STV runs into the same problem, because if you have multiple members per seat, you have to merge seats together and then have X number of members per district. That’s fine in Toronto or Vancouver, where the mergers would be interesting and mostly not troubling. How they’d work in Northern Alberta or the BC Interior is another problem.
Ranked Ballots are great in theory, but I can’t sit here and pretend I like the idea of Liberal governments picking the voting system that under current conditions helps them most.
Get way out there and you run into a morass of unconstitutional and wacky ideas that won’t accomplish their goals and are so complicated that I don’t understand them entirely – and certainly are unworkable in practice.
That said, a voting system that delivered the McKenna sweep of the Legislature in New Brunswick on 60% of the vote, and one that is about to wipe out large chunks of Legault’s opposition in Quebec with 40% of the vote, is shit too, and just because it has been used for a long time isn’t an argument in its defence.
I know an argument about electoral reform is coming next week if and when Doug Ford wins a majority on 37% of the vote or whatever, but all I want is an honest one. The current Electoral Reform war is a dishonest and phony fight that pretends that all of the world’s ills are either about to be cured by a new voting system or induced by a new voting system. The answer is neither, and all I want is an honest conversation about this thing that will probably rise again over the next few years.
Thanks for the great read!
Agreed on the extremists - I would rather have PPC/New Blue Yahoo/Wexiteer wingnuts safely on the margins than being the defacto base of a moderate Conservative party. They infiltrate those parties for a reason. MPs screaming at clouds are easily ignored. Randy Hillier can go full on Nazi, but he's irrelevant by himself as he amply proved.
When you depend on the wingnuts to win, that's how you have Sam Oosterhoff having a say in Ontario education. No thanks.
And definitely fuck the referendum. Not one person voted for FPTP, and there's no constitutional requirement to change it. As seen in 2007 in Ontario, you can't trust a party who benefits from FPTP to post the question. McGuinty offered a tepid defense of the idea at best and allowed it to fail. And you can't trust a FPTP majority government to commit to electoral reform - Trudeau in 2015 proved that. Last FPTP election my ass. Those getting 100% power with 35-40% of the vote won't kill their golden goose. Why would they?
Solutions come from the boring professional civil service. Throw the "right" solution in the hands of Elections Canada and provincial equivalents. We trust them to create ridings that aren't gerrymandered to the extent American legislative districts are, and for the most part they do a good job. Create a similar multi-partisan structure to create and tweak a better voting system based on equity and representation. It'll never be perfect, but can't let perfect be the enemy of the good, while we basically have shit.

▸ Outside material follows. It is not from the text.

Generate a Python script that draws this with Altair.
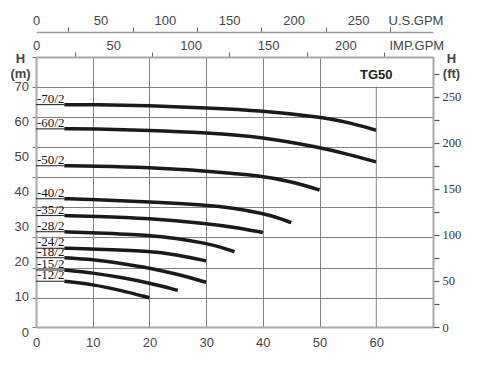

"MMP [is] great in theory, but MMP would require an increase in the number of politicians (for the top up seats) if they keep 338 members" Yes! I don't view that as an inherently a bad thing. I'm okay with doubling the number of MPs if I could get actual representation when the riding I live is heavily Conservative no matter what.
Still, I applaud your commitment to having an honest conversation on electoral reform. I agree with Fair Vote Canada's central objective but their messaging is awful. The conversation on electoral reform has become a total intellectual cesspool. Us Poli Sci weirdos care about electoral reform probably too much and everyone else probably too little, which has contributed to it becoming a source of toxicity.